Dataset content:

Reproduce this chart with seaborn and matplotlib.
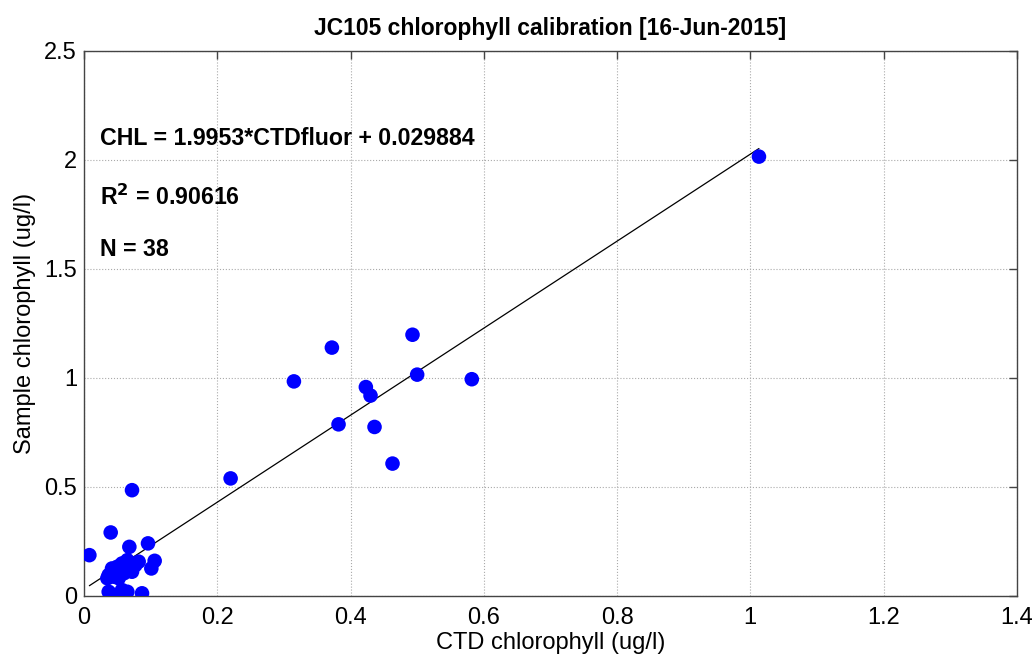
import numpy as np
import pandas as pd
import matplotlib
matplotlib.use("Agg")
import matplotlib.pyplot as plt
import seaborn as sns

# CTD fluorometer chlorophyll vs bottle sample chlorophyll (ug/l)
ctd_chl = [1.013, 0.315, 0.372, 0.493, 0.423, 0.430, 0.500, 0.582, 0.382, 0.436,
           0.463, 0.220, 0.072,
           0.040, 0.008, 0.068, 0.096, 0.106, 0.101,
           0.037, 0.047, 0.057, 0.065, 0.087,
           0.065, 0.057, 0.050, 0.042, 0.037, 0.035, 0.067, 0.077, 0.082,
           0.060, 0.047, 0.072, 0.052, 0.045]
sample_chl = [2.014, 0.983, 1.138, 1.197, 0.957, 0.918, 1.014, 0.993, 0.786, 0.774,
              0.606, 0.538, 0.484,
              0.290, 0.186, 0.224, 0.240, 0.160, 0.125,
              0.018, 0.003, 0.026, 0.018, 0.011,
              0.163, 0.148, 0.133, 0.125, 0.095, 0.080, 0.125, 0.140, 0.156,
              0.103, 0.103, 0.110, 0.080, 0.087]

slope = 1.9953
intercept = 0.029884
r2 = 0.90616

df = pd.DataFrame({'ctd': ctd_chl, 'sample': sample_chl})
fit = pd.DataFrame({'ctd': [df['ctd'].min(), df['ctd'].max()]})
fit['sample'] = slope * fit['ctd'] + intercept

sns.set_style('white')
plt.rcParams['font.family'] = ['Liberation Sans', 'DejaVu Sans']
plt.rcParams['text.color'] = 'black'
plt.rcParams['axes.labelcolor'] = 'black'
plt.rcParams['xtick.color'] = '#444444'
plt.rcParams['ytick.color'] = '#444444'
plt.rcParams['xtick.labelcolor'] = 'black'
plt.rcParams['ytick.labelcolor'] = 'black'

fig = plt.figure(figsize=(10.35, 6.57), dpi=100)
ax = fig.add_axes([0.0812, 0.0933, 0.9012, 0.8296])

sns.lineplot(data=fit, x='ctd', y='sample', color='black', linewidth=0.9, ax=ax, zorder=2)
sns.scatterplot(data=df, x='ctd', y='sample', color='#0000ff', edgecolor='none',
                s=110, ax=ax, zorder=3)

ax.set_xlim(0, 1.4)
ax.set_ylim(0, 2.5)
ax.set_xticks(np.arange(0, 1.41, 0.2))
ax.set_xticklabels(['0', '0.2', '0.4', '0.6', '0.8', '1', '1.2', '1.4'])
ax.set_yticks(np.arange(0, 2.51, 0.5))
ax.set_yticklabels(['0', '0.5', '1', '1.5', '2', '2.5'])
ax.tick_params(direction='in', length=6, width=1, top=True, right=True,
               labelsize=17)
ax.tick_params(axis='x', pad=8)
ax.tick_params(axis='y', pad=5)
ax.grid(True, linestyle=':', color='#aaaaaa', linewidth=0.8)
for sp in ax.spines.values():
    sp.set_color('#444444')
    sp.set_linewidth(1.0)

ax.set_xlabel('CTD chlorophyll (ug/l)', fontsize=17, labelpad=2)
ax.set_ylabel('Sample chlorophyll (ug/l)', fontsize=17, labelpad=6)
ax.set_title('JC105 chlorophyll calibration [16-Jun-2015]', fontsize=16.5,
             fontweight='bold', pad=11)

ax.text(0.024, 2.096, f'CHL = {slope}*CTDfluor + {intercept}', fontsize=16.7,
        fontweight='bold', va='center')
ax.text(0.024, 1.826, f'R$^\\mathbf{{2}}$ = {r2}', fontsize=16.7,
        fontweight='bold', va='center')
ax.text(0.024, 1.59, f'N = {len(df)}', fontsize=16.7, fontweight='bold', va='center')

fig.savefig('out.png', dpi=100)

The problem: Restate the entire listing word for word, excluding pictures.

Result of the exercise:
Reproduce this chart with seaborn and matplotlib.
import numpy as np
import pandas as pd
import matplotlib
matplotlib.use("Agg")
import matplotlib.pyplot as plt
import seaborn as sns

# CTD fluorometer chlorophyll vs bottle sample chlorophyll (ug/l)
ctd_chl = [1.013, 0.315, 0.372, 0.493, 0.423, 0.430, 0.500, 0.582, 0.382, 0.436,
           0.463, 0.220, 0.072,
           0.040, 0.008, 0.068, 0.096, 0.106, 0.101,
           0.037, 0.047, 0.057, 0.065, 0.087,
           0.065, 0.057, 0.050, 0.042, 0.037, 0.035, 0.067, 0.077, 0.082,
           0.060, 0.047, 0.072, 0.052, 0.045]
sample_chl = [2.014, 0.983, 1.138, 1.197, 0.957, 0.918, 1.014, 0.993, 0.786, 0.774,
              0.606, 0.538, 0.484,
              0.290, 0.186, 0.224, 0.240, 0.160, 0.125,
              0.018, 0.003, 0.026, 0.018, 0.011,
              0.163, 0.148, 0.133, 0.125, 0.095, 0.080, 0.125, 0.140, 0.156,
              0.103, 0.103, 0.110, 0.080, 0.087]

slope = 1.9953
intercept = 0.029884
r2 = 0.90616

df = pd.DataFrame({'ctd': ctd_chl, 'sample': sample_chl})
fit = pd.DataFrame({'ctd': [df['ctd'].min(), df['ctd'].max()]})
fit['sample'] = slope * fit['ctd'] + intercept

sns.set_style('white')
plt.rcParams['font.family'] = ['Liberation Sans', 'DejaVu Sans']
plt.rcParams['text.color'] = 'black'
plt.rcParams['axes.labelcolor'] = 'black'
plt.rcParams['xtick.color'] = '#444444'
plt.rcParams['ytick.color'] = '#444444'
plt.rcParams['xtick.labelcolor'] = 'black'
plt.rcParams['ytick.labelcolor'] = 'black'

fig = plt.figure(figsize=(10.35, 6.57), dpi=100)
ax = fig.add_axes([0.0812, 0.0933, 0.9012, 0.8296])

sns.lineplot(data=fit, x='ctd', y='sample', color='black', linewidth=0.9, ax=ax, zorder=2)
sns.scatterplot(data=df, x='ctd', y='sample', color='#0000ff', edgecolor='none',
                s=110, ax=ax, zorder=3)

ax.set_xlim(0, 1.4)
ax.set_ylim(0, 2.5)
ax.set_xticks(np.arange(0, 1.41, 0.2))
ax.set_xticklabels(['0', '0.2', '0.4', '0.6', '0.8', '1', '1.2', '1.4'])
ax.set_yticks(np.arange(0, 2.51, 0.5))
ax.set_yticklabels(['0', '0.5', '1', '1.5', '2', '2.5'])
ax.tick_params(direction='in', length=6, width=1, top=True, right=True,
               labelsize=17)
ax.tick_params(axis='x', pad=8)
ax.tick_params(axis='y', pad=5)
ax.grid(True, linestyle=':', color='#aaaaaa', linewidth=0.8)
for sp in ax.spines.values():
    sp.set_color('#444444')
    sp.set_linewidth(1.0)

ax.set_xlabel('CTD chlorophyll (ug/l)', fontsize=17, labelpad=2)
ax.set_ylabel('Sample chlorophyll (ug/l)', fontsize=17, labelpad=6)
ax.set_title('JC105 chlorophyll calibration [16-Jun-2015]', fontsize=16.5,
             fontweight='bold', pad=11)

ax.text(0.024, 2.096, f'CHL = {slope}*CTDfluor + {intercept}', fontsize=16.7,
        fontweight='bold', va='center')
ax.text(0.024, 1.826, f'R$^\\mathbf{{2}}$ = {r2}', fontsize=16.7,
        fontweight='bold', va='center')
ax.text(0.024, 1.59, f'N = {len(df)}', fontsize=16.7, fontweight='bold', va='center')

fig.savefig('out.png', dpi=100)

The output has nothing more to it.